Libraries ACT's digital team has been piloting similar deduplication tools since March 2026, initially applied to the collection of roughly 14,000 photographs documenting Belconnen's suburban development from the 1970s onward. Early results from that pilot found a duplication rate of around 12 percent in the scanned batches — meaning roughly one in eight images in the tested subset was a functional copy of another file already in the system. That figure, while not yet published formally, informed the decision to expand the audit territory-wide.
The problem has a direct cost dimension. Storage and cataloguing overheads for digital assets are not free. The ACT Government's digital infrastructure budget for 2025-26, as published in the territory's budget papers, allocates funding for library and archive digitisation under the Cultural Facilities Corporation's capital program — and administrators argue that cleaning up redundant files frees both storage capacity and staff hours that would otherwise go toward manual cataloguing.
Researchers and the Public: What Changes
For people actually using these systems, the most visible change will be in search results on the ACT Heritage Library's online portal. Currently, a search for images of Manuka Oval, for example, can return multiple near-identical photographs from the same negative, catalogued separately because staff in different digitisation rounds scanned the same physical item. Once deduplication is complete, the portal should return a single canonical version with clear metadata about resolution and source.
University of Canberra researchers working in the Bruce campus library's special collections unit have separately raised the issue with Libraries ACT over the past 12 months, pointing out inconsistencies in the Canberra Times photograph archive donated to public holdings in the 2010s. That collection, which spans several decades of Canberra civic life, is among the collections flagged for priority review in the July audit.
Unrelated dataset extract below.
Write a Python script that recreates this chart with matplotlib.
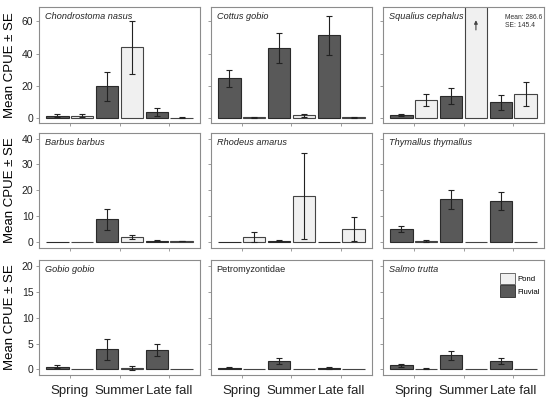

The audit is expected to conclude its first phase by September 30, 2026, with a public report to follow. Institutions involved have indicated they plan to update their digitisation intake protocols to include automatic similarity checks before new images enter the live catalogue — a step that should prevent the backlog from growing again. Researchers who rely on these collections should expect some temporary search disruptions in late July as files are reviewed and recatalogued, but administrators have said the core public-access portal will remain operational throughout.